-- begin EXTRACTED MATERIAL --

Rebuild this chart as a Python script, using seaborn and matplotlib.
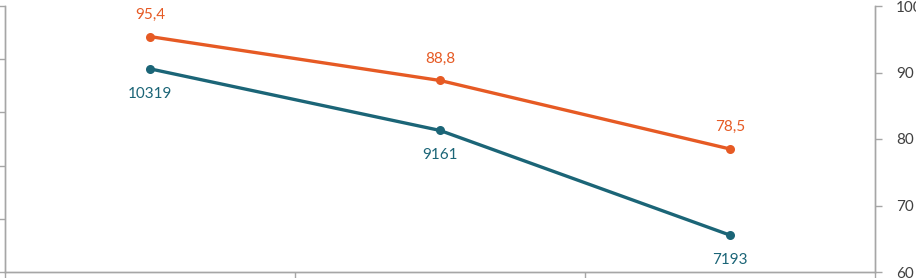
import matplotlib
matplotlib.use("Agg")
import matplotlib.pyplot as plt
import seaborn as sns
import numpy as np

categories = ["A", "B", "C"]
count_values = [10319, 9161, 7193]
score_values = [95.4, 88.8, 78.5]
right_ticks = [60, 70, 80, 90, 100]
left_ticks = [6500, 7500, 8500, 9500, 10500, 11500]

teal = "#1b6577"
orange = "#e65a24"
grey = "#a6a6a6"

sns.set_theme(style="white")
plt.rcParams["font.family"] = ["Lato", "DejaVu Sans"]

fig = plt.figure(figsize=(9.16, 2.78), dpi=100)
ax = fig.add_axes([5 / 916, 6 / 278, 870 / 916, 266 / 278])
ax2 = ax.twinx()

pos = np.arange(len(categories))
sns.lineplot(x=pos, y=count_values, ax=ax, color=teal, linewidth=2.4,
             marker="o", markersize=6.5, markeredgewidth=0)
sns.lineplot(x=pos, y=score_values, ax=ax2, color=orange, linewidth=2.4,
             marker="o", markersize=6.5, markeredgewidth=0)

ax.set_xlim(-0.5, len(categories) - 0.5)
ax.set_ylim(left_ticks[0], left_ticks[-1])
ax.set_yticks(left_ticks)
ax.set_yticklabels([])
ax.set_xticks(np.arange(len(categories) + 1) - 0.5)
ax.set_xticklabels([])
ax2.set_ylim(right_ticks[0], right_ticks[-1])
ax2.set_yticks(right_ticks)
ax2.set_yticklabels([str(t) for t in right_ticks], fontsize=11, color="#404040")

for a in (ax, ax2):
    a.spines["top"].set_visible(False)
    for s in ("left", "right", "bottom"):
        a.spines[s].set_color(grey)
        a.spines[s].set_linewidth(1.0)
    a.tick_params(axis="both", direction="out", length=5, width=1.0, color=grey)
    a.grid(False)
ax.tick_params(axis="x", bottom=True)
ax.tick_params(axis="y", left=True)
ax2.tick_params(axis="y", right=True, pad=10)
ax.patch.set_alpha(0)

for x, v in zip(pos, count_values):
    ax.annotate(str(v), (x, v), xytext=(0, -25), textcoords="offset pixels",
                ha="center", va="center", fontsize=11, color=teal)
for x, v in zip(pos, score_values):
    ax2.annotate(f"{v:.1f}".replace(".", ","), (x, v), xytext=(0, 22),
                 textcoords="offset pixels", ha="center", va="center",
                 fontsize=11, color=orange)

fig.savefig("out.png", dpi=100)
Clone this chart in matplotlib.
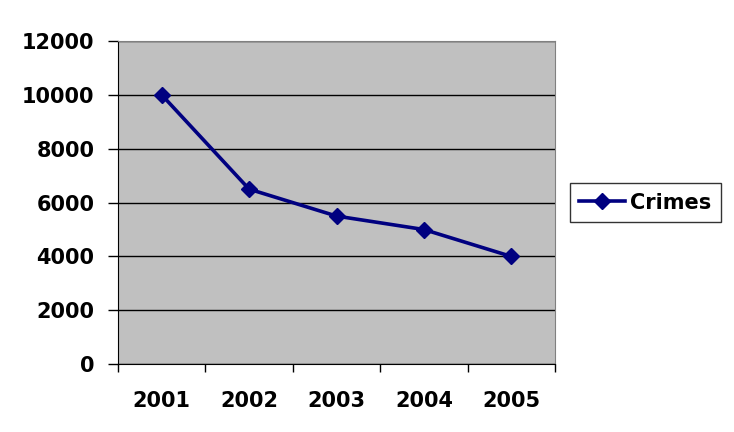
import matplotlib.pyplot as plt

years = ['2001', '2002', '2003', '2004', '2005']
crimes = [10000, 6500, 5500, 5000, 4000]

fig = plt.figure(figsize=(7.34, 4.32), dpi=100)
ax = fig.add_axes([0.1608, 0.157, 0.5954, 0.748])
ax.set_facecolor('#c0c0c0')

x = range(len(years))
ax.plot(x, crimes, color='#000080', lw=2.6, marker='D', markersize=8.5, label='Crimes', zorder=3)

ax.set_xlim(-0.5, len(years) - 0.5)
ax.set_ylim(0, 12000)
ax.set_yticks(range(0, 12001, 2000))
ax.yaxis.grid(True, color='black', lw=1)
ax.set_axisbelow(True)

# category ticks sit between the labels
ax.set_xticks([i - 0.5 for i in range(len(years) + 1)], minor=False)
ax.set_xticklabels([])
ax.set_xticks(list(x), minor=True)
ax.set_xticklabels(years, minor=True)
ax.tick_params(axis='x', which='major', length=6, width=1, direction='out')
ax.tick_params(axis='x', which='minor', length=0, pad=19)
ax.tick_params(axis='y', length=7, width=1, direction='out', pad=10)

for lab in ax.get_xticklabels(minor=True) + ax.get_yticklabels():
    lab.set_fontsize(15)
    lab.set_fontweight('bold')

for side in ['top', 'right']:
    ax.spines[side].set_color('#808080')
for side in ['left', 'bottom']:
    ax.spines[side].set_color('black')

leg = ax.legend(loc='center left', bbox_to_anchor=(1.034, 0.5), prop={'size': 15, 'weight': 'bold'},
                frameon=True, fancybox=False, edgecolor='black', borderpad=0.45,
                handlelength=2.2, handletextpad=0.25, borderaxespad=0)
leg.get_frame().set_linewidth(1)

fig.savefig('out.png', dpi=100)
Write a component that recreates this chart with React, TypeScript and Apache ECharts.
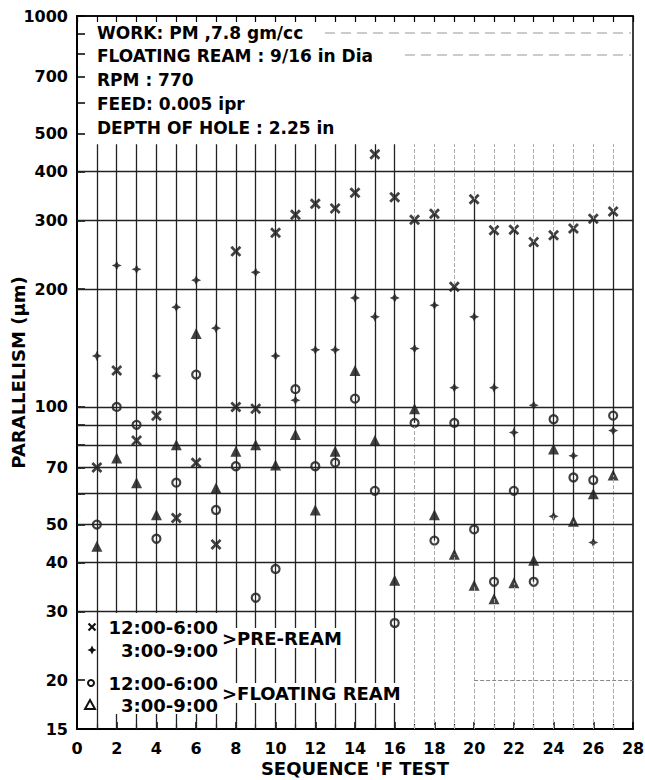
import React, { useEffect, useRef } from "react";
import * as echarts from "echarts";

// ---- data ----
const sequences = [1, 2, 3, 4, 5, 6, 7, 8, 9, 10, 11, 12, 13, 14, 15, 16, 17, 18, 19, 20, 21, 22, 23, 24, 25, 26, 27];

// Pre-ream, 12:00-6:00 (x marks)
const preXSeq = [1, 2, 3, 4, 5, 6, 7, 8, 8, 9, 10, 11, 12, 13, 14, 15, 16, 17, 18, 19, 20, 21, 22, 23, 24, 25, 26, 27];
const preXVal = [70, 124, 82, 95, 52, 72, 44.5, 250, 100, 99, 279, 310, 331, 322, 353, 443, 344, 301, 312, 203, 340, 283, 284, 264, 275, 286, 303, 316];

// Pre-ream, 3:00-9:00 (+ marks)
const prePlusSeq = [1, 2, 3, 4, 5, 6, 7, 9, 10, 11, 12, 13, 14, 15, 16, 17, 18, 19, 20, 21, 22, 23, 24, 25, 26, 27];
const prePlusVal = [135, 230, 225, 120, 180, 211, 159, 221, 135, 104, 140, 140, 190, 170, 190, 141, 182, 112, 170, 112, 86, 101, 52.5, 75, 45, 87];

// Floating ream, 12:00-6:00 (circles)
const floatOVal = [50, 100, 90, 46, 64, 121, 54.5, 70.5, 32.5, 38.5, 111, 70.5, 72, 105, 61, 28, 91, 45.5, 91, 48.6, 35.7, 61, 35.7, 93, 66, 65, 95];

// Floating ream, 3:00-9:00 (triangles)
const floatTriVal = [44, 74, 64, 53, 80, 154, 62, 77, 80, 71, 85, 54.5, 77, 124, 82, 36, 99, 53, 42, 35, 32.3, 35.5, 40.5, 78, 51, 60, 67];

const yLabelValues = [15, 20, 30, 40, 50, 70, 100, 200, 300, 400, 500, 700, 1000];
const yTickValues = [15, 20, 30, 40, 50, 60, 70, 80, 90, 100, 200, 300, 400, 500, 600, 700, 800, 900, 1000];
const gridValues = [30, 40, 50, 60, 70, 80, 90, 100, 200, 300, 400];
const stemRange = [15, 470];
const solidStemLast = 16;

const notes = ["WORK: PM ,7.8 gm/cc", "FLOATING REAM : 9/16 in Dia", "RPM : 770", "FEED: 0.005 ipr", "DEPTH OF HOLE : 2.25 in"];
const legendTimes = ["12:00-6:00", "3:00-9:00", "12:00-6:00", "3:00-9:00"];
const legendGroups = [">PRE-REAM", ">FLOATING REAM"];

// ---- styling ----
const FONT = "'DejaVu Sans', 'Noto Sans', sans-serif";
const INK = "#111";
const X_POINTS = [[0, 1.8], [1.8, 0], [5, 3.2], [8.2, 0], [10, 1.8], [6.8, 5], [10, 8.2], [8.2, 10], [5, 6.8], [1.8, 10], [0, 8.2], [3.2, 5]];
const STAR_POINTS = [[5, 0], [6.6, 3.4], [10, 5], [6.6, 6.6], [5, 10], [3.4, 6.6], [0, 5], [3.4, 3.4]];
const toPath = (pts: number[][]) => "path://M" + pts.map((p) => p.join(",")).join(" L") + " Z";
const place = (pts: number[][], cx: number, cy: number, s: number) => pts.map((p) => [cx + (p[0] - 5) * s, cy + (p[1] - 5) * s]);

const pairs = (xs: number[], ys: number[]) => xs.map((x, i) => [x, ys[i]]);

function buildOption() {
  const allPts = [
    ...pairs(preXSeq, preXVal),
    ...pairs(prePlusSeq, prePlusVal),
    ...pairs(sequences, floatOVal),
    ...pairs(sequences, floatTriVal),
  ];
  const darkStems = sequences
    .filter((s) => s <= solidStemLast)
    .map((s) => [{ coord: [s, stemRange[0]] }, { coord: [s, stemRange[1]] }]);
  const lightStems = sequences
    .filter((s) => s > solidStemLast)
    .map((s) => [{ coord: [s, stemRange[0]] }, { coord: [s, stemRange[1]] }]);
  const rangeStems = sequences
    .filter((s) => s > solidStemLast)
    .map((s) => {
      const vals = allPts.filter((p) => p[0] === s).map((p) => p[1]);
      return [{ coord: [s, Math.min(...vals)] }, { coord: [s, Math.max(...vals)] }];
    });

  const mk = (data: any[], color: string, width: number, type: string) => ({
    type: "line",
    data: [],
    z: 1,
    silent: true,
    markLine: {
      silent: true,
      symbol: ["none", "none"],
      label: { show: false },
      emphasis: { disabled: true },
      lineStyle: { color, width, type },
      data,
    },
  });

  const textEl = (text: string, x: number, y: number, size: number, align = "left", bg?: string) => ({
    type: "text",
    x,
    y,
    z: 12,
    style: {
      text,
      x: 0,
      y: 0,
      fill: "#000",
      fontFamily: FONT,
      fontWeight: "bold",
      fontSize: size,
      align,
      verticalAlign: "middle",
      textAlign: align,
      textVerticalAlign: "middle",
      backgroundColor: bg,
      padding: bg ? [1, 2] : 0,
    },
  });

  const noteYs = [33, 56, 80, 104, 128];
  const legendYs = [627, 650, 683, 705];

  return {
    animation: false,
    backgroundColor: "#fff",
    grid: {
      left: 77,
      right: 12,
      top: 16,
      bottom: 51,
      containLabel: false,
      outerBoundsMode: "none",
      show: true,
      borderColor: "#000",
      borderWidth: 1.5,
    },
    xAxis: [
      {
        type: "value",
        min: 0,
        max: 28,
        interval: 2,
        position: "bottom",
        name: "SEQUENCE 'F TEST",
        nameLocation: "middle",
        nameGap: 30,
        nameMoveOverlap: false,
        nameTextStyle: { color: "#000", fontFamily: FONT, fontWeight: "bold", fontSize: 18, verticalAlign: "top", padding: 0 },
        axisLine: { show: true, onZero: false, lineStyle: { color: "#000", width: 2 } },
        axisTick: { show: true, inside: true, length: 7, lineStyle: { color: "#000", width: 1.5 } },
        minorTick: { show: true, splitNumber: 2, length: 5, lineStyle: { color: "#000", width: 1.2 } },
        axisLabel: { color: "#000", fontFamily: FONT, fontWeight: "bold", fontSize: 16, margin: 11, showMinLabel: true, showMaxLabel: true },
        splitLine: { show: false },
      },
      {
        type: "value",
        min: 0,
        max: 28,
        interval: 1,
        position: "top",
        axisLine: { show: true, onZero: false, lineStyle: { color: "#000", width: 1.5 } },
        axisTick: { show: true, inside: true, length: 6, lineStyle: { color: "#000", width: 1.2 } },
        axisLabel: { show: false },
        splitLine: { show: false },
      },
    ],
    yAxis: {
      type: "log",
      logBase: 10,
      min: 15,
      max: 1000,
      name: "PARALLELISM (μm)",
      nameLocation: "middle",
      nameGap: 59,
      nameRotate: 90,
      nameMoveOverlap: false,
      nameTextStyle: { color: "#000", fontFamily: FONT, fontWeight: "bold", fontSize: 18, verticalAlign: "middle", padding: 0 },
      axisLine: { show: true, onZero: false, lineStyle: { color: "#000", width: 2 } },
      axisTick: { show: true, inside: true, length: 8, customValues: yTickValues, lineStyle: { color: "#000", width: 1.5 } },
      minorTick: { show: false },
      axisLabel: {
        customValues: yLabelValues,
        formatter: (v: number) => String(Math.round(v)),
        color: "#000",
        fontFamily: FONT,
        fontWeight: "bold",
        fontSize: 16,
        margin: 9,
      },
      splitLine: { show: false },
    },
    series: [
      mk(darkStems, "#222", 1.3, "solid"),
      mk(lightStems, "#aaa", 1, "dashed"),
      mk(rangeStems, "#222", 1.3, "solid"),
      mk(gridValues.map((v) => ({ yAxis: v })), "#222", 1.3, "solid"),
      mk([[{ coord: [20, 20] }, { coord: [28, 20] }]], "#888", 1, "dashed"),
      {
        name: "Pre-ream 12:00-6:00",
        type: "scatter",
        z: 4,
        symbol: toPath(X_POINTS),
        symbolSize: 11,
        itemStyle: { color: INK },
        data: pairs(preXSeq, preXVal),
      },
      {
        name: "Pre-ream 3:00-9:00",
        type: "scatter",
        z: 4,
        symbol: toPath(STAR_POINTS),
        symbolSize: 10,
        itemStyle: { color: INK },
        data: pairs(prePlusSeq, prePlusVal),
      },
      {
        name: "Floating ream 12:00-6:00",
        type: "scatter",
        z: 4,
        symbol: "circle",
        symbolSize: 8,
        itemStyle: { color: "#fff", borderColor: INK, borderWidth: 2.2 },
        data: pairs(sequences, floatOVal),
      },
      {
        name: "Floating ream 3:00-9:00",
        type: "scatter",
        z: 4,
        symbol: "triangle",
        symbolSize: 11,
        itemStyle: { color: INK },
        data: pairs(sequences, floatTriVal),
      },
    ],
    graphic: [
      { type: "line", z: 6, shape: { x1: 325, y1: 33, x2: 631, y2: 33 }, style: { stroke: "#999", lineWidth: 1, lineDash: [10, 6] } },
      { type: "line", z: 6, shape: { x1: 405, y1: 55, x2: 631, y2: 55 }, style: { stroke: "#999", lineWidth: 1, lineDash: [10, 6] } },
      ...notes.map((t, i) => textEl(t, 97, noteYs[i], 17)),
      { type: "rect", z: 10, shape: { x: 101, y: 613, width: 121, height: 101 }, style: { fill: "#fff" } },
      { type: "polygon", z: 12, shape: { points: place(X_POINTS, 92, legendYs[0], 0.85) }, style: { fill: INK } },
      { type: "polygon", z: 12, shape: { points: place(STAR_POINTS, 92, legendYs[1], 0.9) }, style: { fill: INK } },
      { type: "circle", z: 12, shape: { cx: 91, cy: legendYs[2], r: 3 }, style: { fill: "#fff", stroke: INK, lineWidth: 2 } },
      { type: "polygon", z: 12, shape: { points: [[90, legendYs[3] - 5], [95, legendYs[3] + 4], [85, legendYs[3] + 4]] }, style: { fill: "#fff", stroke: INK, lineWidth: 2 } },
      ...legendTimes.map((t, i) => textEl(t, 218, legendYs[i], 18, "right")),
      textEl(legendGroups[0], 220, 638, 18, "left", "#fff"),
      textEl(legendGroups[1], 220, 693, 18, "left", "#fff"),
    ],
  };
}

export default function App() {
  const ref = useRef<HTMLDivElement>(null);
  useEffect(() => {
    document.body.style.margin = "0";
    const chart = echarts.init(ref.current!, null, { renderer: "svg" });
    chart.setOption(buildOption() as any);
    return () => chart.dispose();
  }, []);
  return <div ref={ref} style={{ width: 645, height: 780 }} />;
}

-- end EXTRACTED MATERIAL --

WHAT NEEDS TO BE DONE - Everything from the first line of the listing above through the line that contains "ax2.set_yticklabels([str(t) for t" is to be restated word for word, minus the pictures.

OUTPUT FOR THIS TASK -
Rebuild this chart as a Python script, using seaborn and matplotlib.
import matplotlib
matplotlib.use("Agg")
import matplotlib.pyplot as plt
import seaborn as sns
import numpy as np

categories = ["A", "B", "C"]
count_values = [10319, 9161, 7193]
score_values = [95.4, 88.8, 78.5]
right_ticks = [60, 70, 80, 90, 100]
left_ticks = [6500, 7500, 8500, 9500, 10500, 11500]

teal = "#1b6577"
orange = "#e65a24"
grey = "#a6a6a6"

sns.set_theme(style="white")
plt.rcParams["font.family"] = ["Lato", "DejaVu Sans"]

fig = plt.figure(figsize=(9.16, 2.78), dpi=100)
ax = fig.add_axes([5 / 916, 6 / 278, 870 / 916, 266 / 278])
ax2 = ax.twinx()

pos = np.arange(len(categories))
sns.lineplot(x=pos, y=count_values, ax=ax, color=teal, linewidth=2.4,
             marker="o", markersize=6.5, markeredgewidth=0)
sns.lineplot(x=pos, y=score_values, ax=ax2, color=orange, linewidth=2.4,
             marker="o", markersize=6.5, markeredgewidth=0)

ax.set_xlim(-0.5, len(categories) - 0.5)
ax.set_ylim(left_ticks[0], left_ticks[-1])
ax.set_yticks(left_ticks)
ax.set_yticklabels([])
ax.set_xticks(np.arange(len(categories) + 1) - 0.5)
ax.set_xticklabels([])
ax2.set_ylim(right_ticks[0], right_ticks[-1])
ax2.set_yticks(right_ticks)
ax2.set_yticklabels([str(t) for t in right_ticks], fontsize=11, color="#404040")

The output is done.